Against the background, you can begin to understand why someone could register 64 times to write UTME for 64 candidates.
The Joint Admissions and Matriculation Board in a report, last week, said it caught someone it described as a “notorious cheat” who had registered for the UTME 64 times, with the intention of writing the examination for 64 candidates.
JAMB added that overall, no fewer than 100 examination cheats at the time of the report, had been arrested by security operatives across the country during the just concluded UTME.
The examination body lamented that multiple registrations inflate annual registration for the UTME exercise by up to 30 per cent. And in its Weekly Bulletin released in Abuja last week by its spokesperson, Dr. Fabian Benjamin, JAMB said the fraudsters were engaged in multiple registrations to facilitate impersonation during the examination.
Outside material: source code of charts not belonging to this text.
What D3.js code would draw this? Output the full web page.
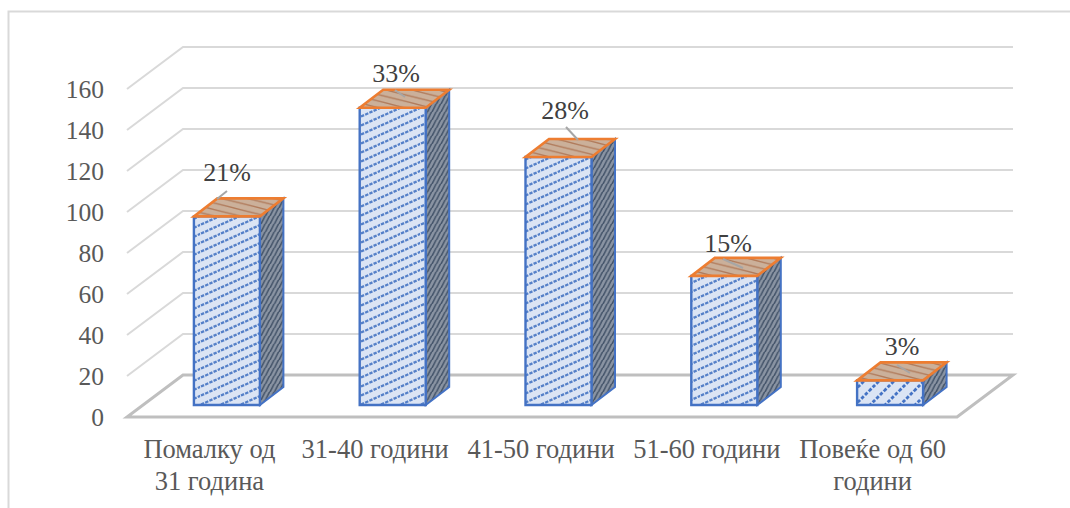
<!DOCTYPE html>
<html>
<head>
<meta charset="utf-8">
<script src="https://cdn.jsdelivr.net/npm/d3@7"></script>
<style>
html,body{margin:0;padding:0;background:#fff}
svg{display:block}
text{font-family:"Liberation Serif",serif;fill:#595959}
</style>
</head>
<body>
<div id="chart"></div>
<script>
const categories = ["Помалку од 31 година", "31-40 години", "41-50 години", "51-60 години", "Повеќе од 60 години"];
const categoryLines = [["Помалку од", "31 година"], ["31-40 години"], ["41-50 години"], ["51-60 години"], ["Повеќе од 60", "години"]];
const values = [92, 145, 121, 63, 12];
const percentLabels = ["21%", "33%", "28%", "15%", "3%"];
const yTicks = [0, 20, 40, 60, 80, 100, 120, 140, 160];

const W = 1070, H = 508;
const svg = d3.select("#chart").append("svg").attr("width", W).attr("height", H);
const defs = svg.append("defs");

// Oblique projection: the floor recedes by (56,-42); bars sit partway into it.
const wallDx = 56, wallDy = -42;
const barDx = 23.5, barDy = -18;
const floorInsetX = 17, floorInsetY = -12;

const y = d3.scaleLinear().domain([0, 160]).range([417, 89]);
const x = d3.scaleBand().domain(categories)
  .range([127 + floorInsetX, 956 + floorInsetX]).paddingInner(0.6).paddingOuter(0.3);
const barW = 66;
const barLeft = c => x(c) + x.bandwidth() / 2 - barW / 2;

// Hatch fills for the three visible faces of a bar
function hatch(id, w, h, bg, line, lw, dash, d) {
  const p = defs.append("pattern").attr("id", id).attr("patternUnits", "userSpaceOnUse")
    .attr("width", w).attr("height", h);
  p.append("rect").attr("width", w).attr("height", h).attr("fill", bg);
  const l = p.append("path").attr("d", d).attr("stroke", line).attr("stroke-width", lw).attr("fill", "none");
  if (dash) l.attr("stroke-dasharray", dash);
}
hatch("frontTall", 20, 9, "#dbe4f4", "#5580c8", 2.3, "3.4 1.2", "M-20,18 L40,-9 M-20,9 L40,-18 M-20,27 L40,0");
hatch("frontShort", 15, 15, "#dbe4f4", "#4472c4", 2.8, "3.4 1.8", "M-1,16 L16,-1 M-8,8 L8,-8 M7,23 L23,7");
hatch("side", 4.5, 8, "#8a94a3", "#44546a", 1.5, null, "M-2.25,12.5 L6.75,-5.5 M-4.5,8 L4.5,-10 M0,17 L9,-1");
hatch("top", 26, 6.5, "#cbb09a", "#b07a5a", 1.3, null, "M-13,-3.25 L39,9.75 M-13,-9.75 L39,3.25 M-13,3.25 L39,16.25");

const g = svg.append("g");

// Outer frame: top and left edges only
g.append("path").attr("d", `M8.5,${H} V11.5 H${W}`).attr("fill", "none").attr("stroke", "#d9d9d9").attr("stroke-width", 2);

// Gridlines run up the side wall and across the back wall
yTicks.slice(1).forEach(t => {
  const yy = y(t);
  g.append("path")
    .attr("d", d3.line()([[127, yy], [127 + wallDx, yy + wallDy], [1013, yy + wallDy]]))
    .attr("fill", "none").attr("stroke", "#d9d9d9").attr("stroke-width", 2);
});

// Floor
g.append("path")
  .attr("d", d3.line().curve(d3.curveLinearClosed)([[127, y(0)], [957, y(0)], [1013, y(0) + wallDy], [183, y(0) + wallDy]]))
  .attr("fill", "none").attr("stroke", "#bfbfbf").attr("stroke-width", 3);

// Value axis labels
g.selectAll("text.tick").data(yTicks).join("text")
  .attr("class", "tick")
  .attr("x", 104).attr("y", d => y(d)).attr("dy", "0.34em")
  .attr("text-anchor", "end").attr("font-size", 25.5)
  .text(d => d);

// Bars
const bars = g.selectAll("g.bar").data(categories).join("g").attr("class", "bar");
bars.each(function (c, i) {
  const b = d3.select(this);
  const x0 = barLeft(c), x1 = x0 + barW;
  const base = y(0) + floorInsetY;
  const top = base - (y(0) - y(values[i]));
  const blue = "#4472c4", orange = "#ed7d31";
  const ln = d3.line().curve(d3.curveLinearClosed);
  b.append("path").attr("d", ln([[x1, top], [x1 + barDx, top + barDy], [x1 + barDx, base + barDy], [x1, base]]))
    .attr("fill", "url(#side)").attr("stroke", blue).attr("stroke-width", 2);
  b.append("path").attr("d", ln([[x0, top], [x1, top], [x1, base], [x0, base]]))
    .attr("fill", i === 4 ? "url(#frontShort)" : "url(#frontTall)").attr("stroke", blue).attr("stroke-width", 2.4);
  b.append("path").attr("d", ln([[x0, top], [x1, top], [x1 + barDx, top + barDy], [x0 + barDx, top + barDy]]))
    .attr("fill", "url(#top)").attr("stroke", orange).attr("stroke-width", 2.6);
});

// Percentage labels with their short leader lines
const labelX = [227, 396, 565, 728, 902];
const labelY = [172, 73, 110, 243, 346];
const leaders = [[[227, 191], [217, 199]], [[395, 90], [405, 97]], [[566, 127], [578, 140]], [[723, 259], [743, 268]], [[897, 365], [910, 373]]];
leaders.forEach(l => g.append("path").attr("d", d3.line()(l)).attr("stroke", "#a6a6a6").attr("stroke-width", 2).attr("fill", "none"));
g.selectAll("text.pct").data(percentLabels).join("text")
  .attr("class", "pct").attr("x", (d, i) => labelX[i]).attr("y", (d, i) => labelY[i])
  .attr("dy", "0.34em").attr("text-anchor", "middle").attr("font-size", 26)
  .style("fill", "#404040").text(d => d);

// Category labels
const catG = g.selectAll("text.cat").data(categories).join("text")
  .attr("class", "cat").attr("text-anchor", "middle").attr("font-size", 26.5);
catG.each(function (c, i) {
  const cx = barLeft(c) + barW / 2 - 17.5;
  d3.select(this).selectAll("tspan").data(categoryLines[i]).join("tspan")
    .attr("x", cx).attr("y", (d, k) => 458 + k * 32).text(d => d);
});
</script>
</body>
</html>
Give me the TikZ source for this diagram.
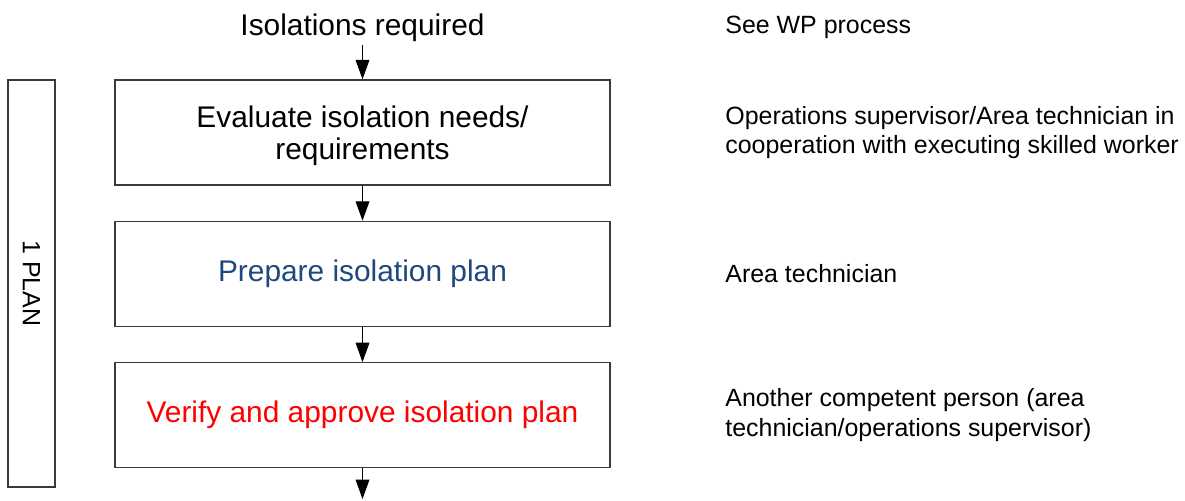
\documentclass[tikz,border=0pt]{standalone}
\usepackage{fontspec}
\setmainfont{Liberation Sans}
\usetikzlibrary{arrows.meta}
\usetikzlibrary{positioning}
\usetikzlibrary{calc}
\usepackage{xcolor}
\definecolor{planblue}{HTML}{1F497D}
\definecolor{framegray}{HTML}{3A3A3A}

\begin{document}
\begin{tikzpicture}[x=0.02cm,y=-0.02cm,
    stepbox/.style={draw=framegray, line width=0.8pt, minimum width=9.9cm,
      minimum height=2.1cm, inner sep=0pt, align=center,
      font=\fontsize{17}{18.2}\selectfont},
    role/.style={anchor=west, align=left, inner sep=0pt,
      font=\fontsize{14.2}{17}\selectfont},
    flow/.style={-{Triangle[length=11pt,width=7.8pt]}, line width=0.6pt}]

        \useasboundingbox (0,0) rectangle (1185,500);

        % Steps
        \node[inner sep=2pt, font=\fontsize{17}{18.5}\selectfont] (req) at (362.5,27.5) {Isolations required};
        \node[stepbox, text depth=0pt] (eval) at (362.5,132.5) {Evaluate isolation needs/\\requirements};
        \node[stepbox, below=0.7cm of eval, text=planblue] (prep) {Prepare isolation plan};
        \node[stepbox, below=0.7cm of prep, text=red] (verify) {Verify and approve isolation plan};
        \coordinate (next) at (362.5,499);

        % Arrows
        \draw[flow] (req) -- (eval);
        \draw[flow] (eval) -- (prep);
        \draw[flow] (prep) -- (verify);
        \draw[flow] (verify) -- (next);

        % Phase bar
        \node[draw=framegray, line width=0.8pt, rotate=-90, minimum width=8.14cm,
          minimum height=0.94cm, inner sep=0pt, font=\fontsize{14.2}{17}\selectfont]
          (phase) at (31.5,283.5) {1 PLAN};

        % Who does it
        \coordinate (rcol) at (725,0);
        \node[role] (seewp) at (req -| rcol) {See WP process};
        \node[role] (evalwho) at (eval -| rcol) {Operations supervisor/Area technician in\\cooperation with executing skilled worker};
        \node[role] (prepwho) at (prep -| rcol) {Area technician};
        \node[role] (verifywho) at (verify -| rcol) {Another competent person (area\\technician/operations supervisor)};
    \end{tikzpicture}
\end{document}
JAMB also said that data available to it showed that the practice was prevalent in virtually all the states of the federation, including Abuja.
According to examination body, the arrest of the culprits was made possible by the comprehensive and mandatory identity checks conducted on those taking the examination, with a view to fishing out professional ghost writers before the release of the results.
To that effect, results of two Computer Based Test centres in Abia State were said to have been cancelled over what JAMB described as “widespread irregularities” during the UTME.
Very interesting move there but that might just be a tip of the iceberg because in almost all the centres and even outside of them, all manner of cheating was and had taken place for the exam.